Rock fails to sharpen latest ‘Saw’ sequel

Chris Rock in Spiral: From the Book of Saw / Lionsgate

“Spiral” the latest sequel in the venerable Saw series, delivers both more and less than most of the other movies in the franchise that has been grossing out audiences since 2004.

While I’m not particularly a fan of the franchise, I do get the appeal of the series that continues to deliver torturous mayhem and gore film after film, ratcheting up the tension and terror for those willing to follow the series. More power to them. Often modern horror just isn’t my preferred brew.

However, I am a fan of Chris Rock. His starring role lured me back into the cinema to see what the latest movie in the series had to offer.

From my vantage point, the movie might be a bit more violent and maybe a little more gory than previous outings, but it is basically just another Saw movie. More clever than some, but less so than others.

Rock’s performance as a misogynistic detective named Zeke, who is forced against his lone-wolf nature to accept a partner (Max Minghella), is a pretty routine persona for Rock to play, including his rants about how women can’t be trusted that often fill his comedy sets. Zeke is positioned as the protagonist, but he’s not above pushing the rules, if not violently running over them.

The film does introduce a new puppet alias as the film’s sadistic mastermind, who has a whole new schtick and motivation from the original villain, John Kramer, but that’s really just window dressing. Originality isn’t the movie’s forte.

My guess is that if you like the other Saw films, you might enjoy aspects of this reinterpretation, just with diminishing returns. If like me, your interest stems from Rock starring in a horror movie, I’d say wait for it to turn up on TV.

(R) 1 hr. 33 min.

Fiesta Square extends schedule starting May 26

The AMC Fiesta Square 12, which has been operating primarily only weekends since reopening from last spring and summer’s Covid-19 shutdown, will return to seven-day-a-week operation on May 26, according to the company’s website.

New in Local Theaters

Army of the Dead (watch trailer) / (R) 2 hrs. 27 min. / Malco Razorback

Spiral: From the Book of Saw (watch trailer) / (R) 1 hr. 33 min. / AMC Fiesta Square, Malco Razorback, Malco Springdale, Malco Rogers Pinnacle Hills, Skylight

Profile (watch trailer) / (R) 1 hr, 46 min. / AMC Fiesta Square, Malco Razorback, Malco Springdale, Malco Rogers Pinnacle Hills

Finding You (watch trailer) / (PG) 1 hr. 59 min. / AMC Fiesta Square, Malco Razorback, Malco Rogers Pinnacle Hills, Skylight

Those Who Wish Me Dead (watch trailer) / (R) 1 hr. 40 min. / AMC Fiesta Square, Malco Razorback, Malco Springdale, Malco Rogers Pinnacle Hills, Skylight

Classic Corner – The Big Heat

Glenn Ford in The Big Heat / Columbia Pictures

Glenn Ford starred and played in many fine movies in his 50-plus-year career on the big screen, usually playing an ordinary fellow who rises to the occasion to beat the odds against dire circumstances.

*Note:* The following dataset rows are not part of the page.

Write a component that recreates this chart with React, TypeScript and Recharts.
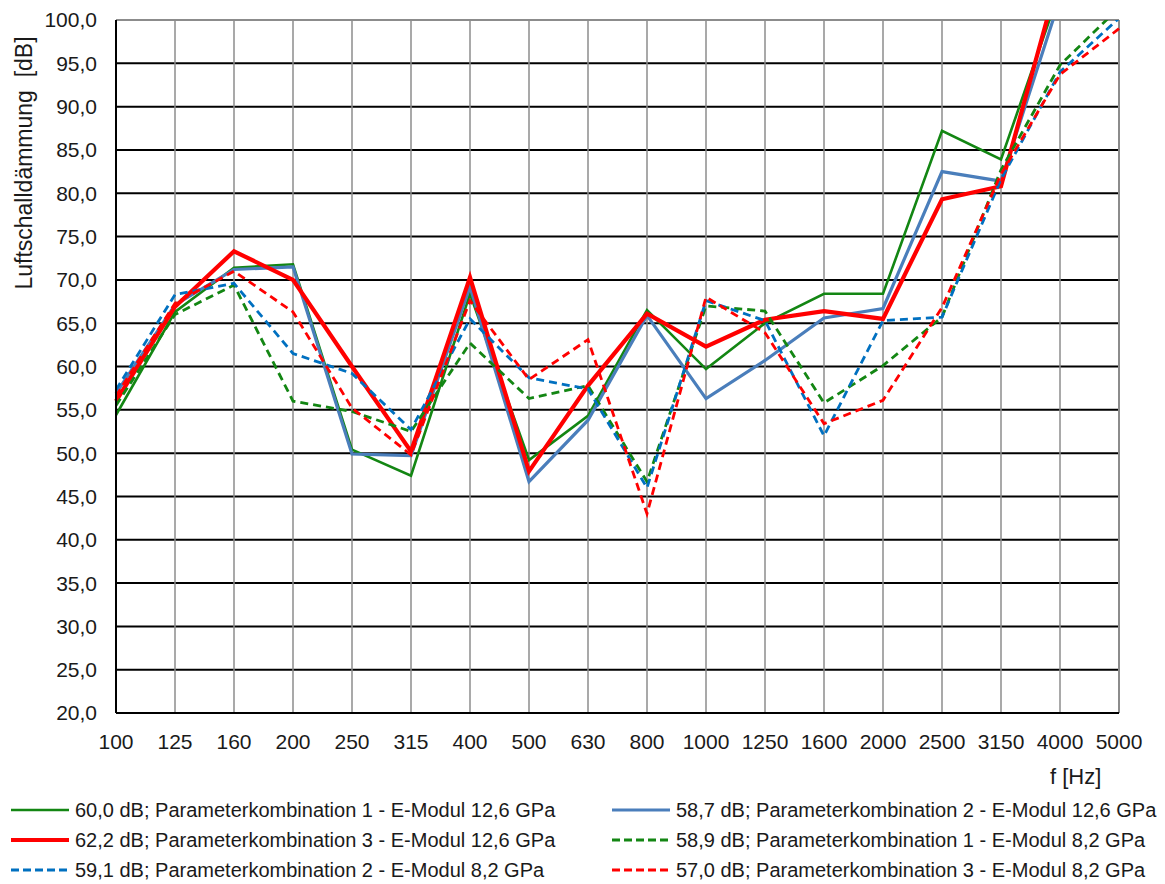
import React from "react";
import { LineChart, Line, XAxis, YAxis, CartesianGrid, ReferenceLine } from "recharts";

// third-octave band centre frequencies
const FREQS = [100, 125, 160, 200, 250, 315, 400, 500, 630, 800, 1000, 1250, 1600, 2000, 2500, 3150, 4000, 5000];

// dB (values above 100 leave the plot and are clipped)
const P1_E126 = [54.4, 66.3, 71.4, 71.8, 50.4, 47.4, 68.4, 49.2, 54.3, 66.5, 59.7, 65.0, 68.4, 68.4, 87.2, 83.9, 103.5, 112];
const P2_E126 = [56.9, 67.1, 71.2, 71.5, 49.9, 49.7, 69.2, 46.7, 53.8, 65.9, 56.3, 60.7, 65.6, 66.7, 82.5, 81.4, 102.5, 110];
const P3_E126 = [56.0, 66.9, 73.3, 70.0, 60.0, 50.2, 70.3, 47.9, 57.8, 66.1, 62.3, 65.4, 66.4, 65.5, 79.3, 80.8, 105.5, 115];
const P1_E82 = [55.5, 66.0, 69.4, 56.0, 54.8, 52.5, 62.7, 56.3, 57.8, 46.7, 67.0, 66.4, 55.8, 60.1, 65.7, 82.7, 94.8, 101.4];
const P2_E82 = [57.3, 68.3, 69.6, 61.5, 59.2, 52.7, 65.5, 58.7, 57.4, 46.0, 67.6, 65.3, 52.0, 65.3, 65.7, 81.6, 94.0, 100.2];
const P3_E82 = [56.6, 67.3, 71.0, 66.3, 55.2, 49.8, 67.6, 58.5, 63.1, 43.0, 68.0, 63.9, 53.4, 56.1, 66.8, 82.2, 93.7, 99.0];

const Y_TICKS = [20, 25, 30, 35, 40, 45, 50, 55, 60, 65, 70, 75, 80, 85, 90, 95, 100];

const SERIES = [
    { key: "p1_126", values: P1_E126, color: "#138613", width: 2.6, dash: undefined, name: "60,0 dB; Parameterkombination 1 - E-Modul 12,6 GPa" },
    { key: "p2_126", values: P2_E126, color: "#4a7ebb", width: 3.2, dash: undefined, name: "58,7 dB; Parameterkombination 2 - E-Modul 12,6 GPa" },
    { key: "p3_126", values: P3_E126, color: "#ff0000", width: 4.2, dash: undefined, name: "62,2 dB; Parameterkombination 3 - E-Modul 12,6 GPa" },
    { key: "p1_82", values: P1_E82, color: "#138613", width: 2.8, dash: "8 5", name: "58,9 dB; Parameterkombination 1 - E-Modul 8,2 GPa" },
    { key: "p2_82", values: P2_E82, color: "#0070c0", width: 2.8, dash: "8 5", name: "59,1 dB; Parameterkombination 2 - E-Modul 8,2 GPa" },
    { key: "p3_82", values: P3_E82, color: "#ff0000", width: 2.8, dash: "8 5", name: "57,0 dB; Parameterkombination 3 - E-Modul 8,2 GPa" },
];

const data = FREQS.map((f, i) => {
    const row: Record<string, number | string> = { f: String(f) };
    SERIES.forEach((s) => {
        row[s.key] = s.values[i];
    });
    return row;
});

const FONT = "'Liberation Sans', Arial, sans-serif";
const fmt = (v: number) => v.toFixed(1).replace(".", ",");

const LegendItem = ({ s, left, top }: { s: (typeof SERIES)[number]; left: number; top: number }) => (
    <div style={{ position: "absolute", left, top, height: 30, display: "flex", alignItems: "center" }}>
        <svg width={62} height={30} style={{ display: "block" }}>
            <line
                x1={2}
                x2={60}
                y1={15}
                y2={15}
                stroke={s.color}
                strokeWidth={s.dash ? 3 : s.width}
                strokeDasharray={s.dash ? "8 4" : undefined}
            />
        </svg>
        <span style={{ marginLeft: 4, fontSize: 20, color: "#1a1a1a", whiteSpace: "nowrap" }}>{s.name}</span>
    </div>
);

export default function App() {
    return (
        <div style={{ position: "absolute", left: 0, top: 0, width: 1165, height: 884, background: "#fff", fontFamily: FONT }}>
            <LineChart width={1165} height={884} data={data} margin={{ top: 20, right: 46, left: 0, bottom: 0 }}>
                <CartesianGrid vertical={false} stroke="#000" strokeWidth={2} />
                <CartesianGrid horizontal={false} stroke="#8c8c8c" strokeWidth={1.5} />
                <XAxis
                    dataKey="f"
                    scale="point"
                    padding={{ left: 0, right: 0 }}
                    height={171}
                    interval={0}
                    tickSize={0}
                    tickMargin={21}
                    axisLine={{ stroke: "#000", strokeWidth: 2 }}
                    tick={{ fill: "#1a1a1a", fontSize: 21, fontFamily: FONT }}
                />
                <YAxis
                    domain={[20, 100]}
                    ticks={Y_TICKS}
                    allowDataOverflow
                    width={116}
                    tickSize={0}
                    tickMargin={19}
                    tickFormatter={fmt}
                    axisLine={{ stroke: "#000", strokeWidth: 2 }}
                    tick={{ fill: "#1a1a1a", fontSize: 21, fontFamily: FONT }}
                />
                <ReferenceLine y={100} stroke="#8c8c8c" strokeWidth={2} />
                <ReferenceLine x="5000" stroke="#8c8c8c" strokeWidth={2} />
                {SERIES.map((s) => (
                    <Line
                        key={s.key}
                        dataKey={s.key}
                        type="linear"
                        stroke={s.color}
                        strokeWidth={s.width}
                        strokeDasharray={s.dash}
                        dot={false}
                        activeDot={false}
                        isAnimationActive={false}
                    />
                ))}
            </LineChart>

            <div
                style={{
                    position: "absolute",
                    left: 23.5 - 160,
                    top: 163 - 14,
                    width: 320,
                    height: 28,
                    lineHeight: "28px",
                    textAlign: "center",
                    fontSize: 23,
                    color: "#1a1a1a",
                    whiteSpace: "pre",
                    transform: "rotate(-90deg)",
                }}
            >
                {"Luftschalldämmung  [dB]"}
            </div>

            <div style={{ position: "absolute", left: 1050, top: 762, fontSize: 22, color: "#1a1a1a", lineHeight: "30px" }}>f [Hz]</div>

            <LegendItem s={SERIES[0]} left={9} top={795} />
            <LegendItem s={SERIES[2]} left={9} top={825} />
            <LegendItem s={SERIES[4]} left={9} top={855} />
            <LegendItem s={SERIES[1]} left={610} top={795} />
            <LegendItem s={SERIES[3]} left={610} top={825} />
            <LegendItem s={SERIES[5]} left={610} top={855} />
        </div>
    );
}
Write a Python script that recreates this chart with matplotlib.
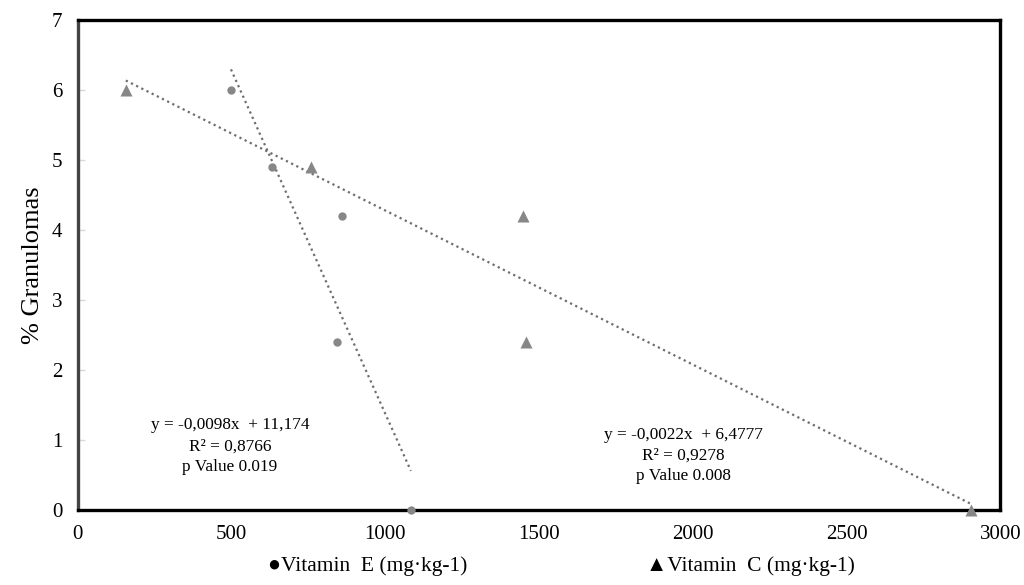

Films like “Gilda,” “Blackboard Jungle,” and “3:10 to Yuma” are classics, but for my money, Ford’s best movie is the 1953 noir “The Big Heat,” directed by Fritz Lange and co-starring Gloria Grahame and Jocelyn Brando.

Based on the William P. McGivern’s serialized novel published in 1953 by the “Saturday Evening Post,” the film is a classic crime story of a strait-laced cop who turns vigilante to fight against the corrupt system.

Homicide detective Dave Bannion (Ford) finds himself pushed in a corner when a suicide note brings to light the dirty underside of the local justice system. As he continues to place pressure on the system, tragedy strikes, and he quits the force accusing his superiors of corruption.

Now at odds with the cops and crime boss Mike Lagana (Alexander Scourby), Bannion continues to push for justice while becoming chastely involved with Debby (Gloria Grahame) the girlfriend off Lagana’s henchman Vince Stone (Lee Marvin), whose abuse pushed Debby over the edge.

From here, the film twists and turns in unexpected ways that kept me glued to my seat in anticipation. No doubt, “The Big Heat” influenced latter-day noir films like 1974’s “Chinatown” and 1997’s “L.A. Confidential.”

The film may end a bit too clean to be totally satisfying to a modern audience, but this story of corruption and ultimately a very costly triumph for Ford’s character pushed boundaries in its day and holds up well.

Ford is strong in the film, but Marvin’s wicked charisma as brutal enforcer Stone stands out as does Grahame’s calculating performance as his abused girlfriend.

Lang’s direction is immaculate, keeping a complicated story clear, despite its convolutions.

The film plays at 7 p.m. Saturday on Turner Classic Movies.